> Task brief: Your answer should be a single number: the count of lines that include the word "matplotlib".

> Data lines:
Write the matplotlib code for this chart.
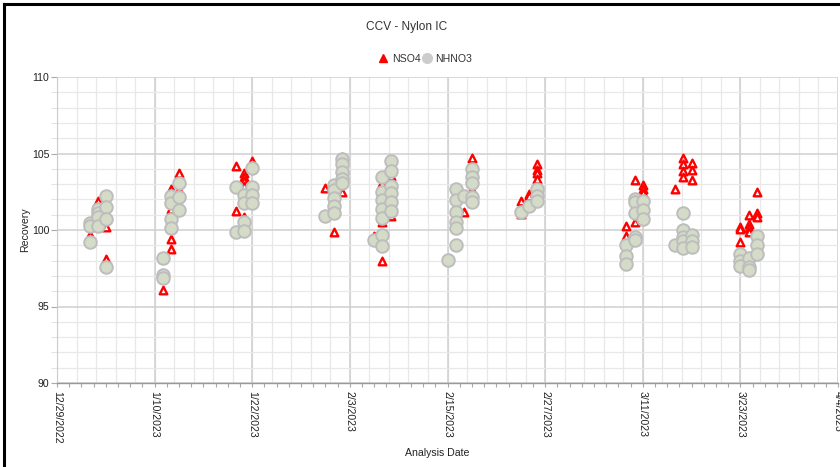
import matplotlib
matplotlib.use("Agg")
import matplotlib.pyplot as plt
import matplotlib.dates as mdates
from matplotlib.lines import Line2D
import datetime as dt

plt.rcParams['font.family'] = ['Liberation Sans', 'DejaVu Sans']

title = "CCV - Nylon IC"
series_names = ["NSO4", "NHNO3"]
x_label = "Analysis Date"
y_label = "Recovery"

nso4_dates = (["2023-01-02", "2023-01-03", "2023-01-04", "2023-01-04",
               "2023-01-11", "2023-01-12", "2023-01-12", "2023-01-12", "2023-01-12",
               "2023-01-13", "2023-01-13",
               "2023-01-20", "2023-01-20",
               "2023-01-21", "2023-01-21", "2023-01-21", "2023-01-21", "2023-01-21",
               "2023-01-22", "2023-01-22",
               "2023-01-31", "2023-02-01", "2023-02-02", "2023-02-02",
               "2023-02-06", "2023-02-07", "2023-02-07", "2023-02-07",
               "2023-02-08", "2023-02-08",
               "2023-02-15", "2023-02-16", "2023-02-17", "2023-02-18", "2023-02-18",
               "2023-02-24", "2023-02-24", "2023-02-25", "2023-02-25",
               "2023-02-26", "2023-02-26", "2023-02-26", "2023-02-26",
               "2023-03-09", "2023-03-09", "2023-03-10", "2023-03-10",
               "2023-03-11", "2023-03-11", "2023-03-11",
               "2023-03-15", "2023-03-16", "2023-03-16", "2023-03-16", "2023-03-16",
               "2023-03-17", "2023-03-17", "2023-03-17",
               "2023-03-23", "2023-03-23", "2023-03-23",
               "2023-03-24", "2023-03-24", "2023-03-24", "2023-03-24",
               "2023-03-25", "2023-03-25", "2023-03-25"])
nso4_values = [99.7, 101.9, 100.2, 98.1,
               96.05, 102.7, 101.4, 99.4, 98.75,
               103.7, 102.6,
               104.2, 101.25,
               103.75, 103.45, 103.2, 102.9, 100.85,
               104.5, 102.9,
               102.75, 99.85, 104.8, 102.5,
               99.6, 103.1, 100.5, 97.95,
               103.5, 100.9,
               98.1, 101.6, 101.15, 104.7, 102.6,
               101.9, 101.05, 102.35, 102.2,
               104.3, 103.95, 103.7, 103.35,
               100.25, 99.6, 103.25, 100.55,
               102.95, 102.65, 102.4,
               102.7, 104.7, 104.3, 103.85, 103.45,
               104.35, 103.95, 103.25,
               100.2, 100.05, 99.2,
               101.0, 100.4, 100.15, 99.85,
               102.5, 101.1, 100.85]

nhno3_dates = (["2023-01-02"] * 3 + ["2023-01-03"] * 4 + ["2023-01-04"] * 4 +
               ["2023-01-11"] * 3 + ["2023-01-12"] * 4 + ["2023-01-13"] * 3 +
               ["2023-01-20"] * 2 + ["2023-01-21"] * 4 + ["2023-01-22"] * 4 +
               ["2023-01-31"] * 1 + ["2023-02-01"] * 5 + ["2023-02-02"] * 5 +
               ["2023-02-06"] * 1 + ["2023-02-07"] * 7 + ["2023-02-08"] * 6 +
               ["2023-02-15"] * 1 + ["2023-02-16"] * 6 + ["2023-02-17"] * 1 +
               ["2023-02-18"] * 5 +
               ["2023-02-24"] * 1 + ["2023-02-25"] * 1 + ["2023-02-26"] * 3 +
               ["2023-03-09"] * 3 + ["2023-03-10"] * 5 + ["2023-03-11"] * 3 +
               ["2023-03-15"] * 1 + ["2023-03-16"] * 5 + ["2023-03-17"] * 3 +
               ["2023-03-23"] * 3 + ["2023-03-24"] * 3 + ["2023-03-25"] * 3)
nhno3_values = [100.45, 100.25, 99.2,
                101.4, 101.1, 100.85, 100.25,
                102.2, 101.5, 100.7, 97.55,
                98.15, 97.05, 96.85,
                102.2, 101.75, 100.7, 100.1,
                103.05, 102.15, 101.3,
                102.8, 99.85,
                102.3, 101.75, 100.5, 99.95,
                104.05, 102.8, 102.3, 101.75,
                100.9,
                102.95, 102.6, 102.1, 101.6, 101.1,
                104.65, 104.3, 103.8, 103.35, 103.05,
                99.35,
                103.45, 102.5, 101.95, 101.35, 100.8, 99.7, 98.95,
                104.5, 103.85, 102.9, 102.4, 101.8, 101.25,
                98.05,
                102.7, 101.95, 101.15, 100.55, 100.15, 99.0,
                102.2,
                104.0, 103.45, 103.05, 102.15, 101.8,
                101.2, 101.6, 102.65, 102.2, 101.9,
                99.0, 98.3, 97.8,
                102.05, 101.85, 101.1, 99.55, 99.35,
                101.9, 101.3, 100.75,
                99.05,
                101.1, 100.0, 99.55, 99.25, 98.85,
                99.65, 99.25, 98.9,
                98.4, 97.95, 97.65,
                98.2, 97.55, 97.4,
                99.6, 99.0, 98.45]

x_start = "2022-12-29"
x_end = "2023-04-04"
y_min, y_max = 90, 110


def to_num(s):
    return mdates.date2num(dt.datetime.strptime(s, "%Y-%m-%d"))


W, H = 840, 467
fig = plt.figure(figsize=(W / 100, H / 100), dpi=100)
L, R, T, B = 57, 838, 77, 383
ax = fig.add_axes([L / W, 1 - B / H, (R - L) / W, (B - T) / H])

x0, x1 = to_num(x_start), to_num(x_end)
ax.set_xlim(x0, x1)
ax.set_ylim(y_min, y_max)

# grids
major_x = [x0 + 12 * k for k in range(9)]
ax.set_xticks(major_x)
ax.set_xticklabels([f"{mdates.num2date(v).month}/{mdates.num2date(v).day}/{mdates.num2date(v).year}"
                    for v in major_x], rotation=270, fontsize=7.6, color='#222222')
minor_tick_x = [x0 + 1.5 * k for k in range(int(96 / 1.5) + 1)]
ax.set_xticks(minor_tick_x, minor=True)
ax.tick_params(axis='x', which='both', length=3, width=0.8, color='#aaaaaa', pad=3, direction='out')

minor_grid_x = [x0 + 2.4 * k for k in range(41)]
ax.vlines(minor_grid_x, y_min, y_max, colors='#e8e8e8', linewidth=0.9, zorder=0)
ax.vlines(major_x, y_min, y_max, colors='#cfcfcf', linewidth=1.1, zorder=0.5)

ax.set_yticks(range(90, 111, 5))
ax.set_yticks(range(90, 111, 1), minor=True)
ax.tick_params(axis='y', which='major', length=4, color='#aaaaaa', labelsize=7.6,
               labelcolor='#222222', pad=1.5)
ax.tick_params(axis='y', which='minor', length=4, color='#dddddd')
ax.set_yticklabels([str(v) for v in range(90, 111, 5)])
ax.grid(axis='y', which='minor', color='#e8e8e8', linewidth=0.9, zorder=0)
ax.grid(axis='y', which='major', color='#cfcfcf', linewidth=1.1, zorder=0.5)
ax.set_axisbelow(True)

for side in ['top', 'right']:
    ax.spines[side].set_visible(False)
ax.spines['left'].set_color('#cccccc')
ax.spines['bottom'].set_color('#999999')
ax.spines['bottom'].set_linewidth(1.0)

# data
ax.scatter([to_num(d) for d in nso4_dates], nso4_values, marker='^', s=30,
           facecolors='#ffffff', edgecolors='#ff0000', linewidths=1.7, zorder=3)
ax.scatter([to_num(d) for d in nhno3_dates], nhno3_values, marker='o', s=82,
           facecolors='#d4dcc8', edgecolors='#bdbdbd', linewidths=1.4, zorder=4)

ax.set_xlabel(x_label, fontsize=7.6, color='#222222')
ax.xaxis.set_label_coords((437 - L) / (R - L), -(453 - B) / (B - T))
ax.set_ylabel(y_label, fontsize=7.6, color='#222222')
ax.yaxis.set_label_coords(-(L - 25) / (R - L), 0.5)
ax.xaxis.label.set_va('center')
ax.yaxis.label.set_va('center')

fig.text(407 / W, 1 - 27 / H, title, ha='center', va='center', fontsize=8.6, color='#333333')

handles = [Line2D([], [], marker='^', linestyle='none', markersize=6.0,
                  markerfacecolor='#ff0000', markeredgecolor='#ff0000'),
           Line2D([], [], marker='o', linestyle='none', markersize=7.0,
                  markerfacecolor='#cccccc', markeredgecolor='#cccccc')]
fig.legend(handles, series_names, loc='center', bbox_to_anchor=(425 / W, 1 - 59 / H), ncol=2,
           frameon=False, fontsize=7.6, handletextpad=0.3, columnspacing=0.1,
           handlelength=1.0, labelcolor='#333333')

# outer frame (left and top edges)
fig.add_artist(Line2D([4 / W, 4 / W], [0, 1 - 4 / H], color='black', linewidth=2.2,
                      transform=fig.transFigure))
fig.add_artist(Line2D([4 / W, 1], [1 - 4 / H, 1 - 4 / H], color='black', linewidth=2.2,
                      transform=fig.transFigure))

fig.savefig("out.png", dpi=100)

> Expected answer: 6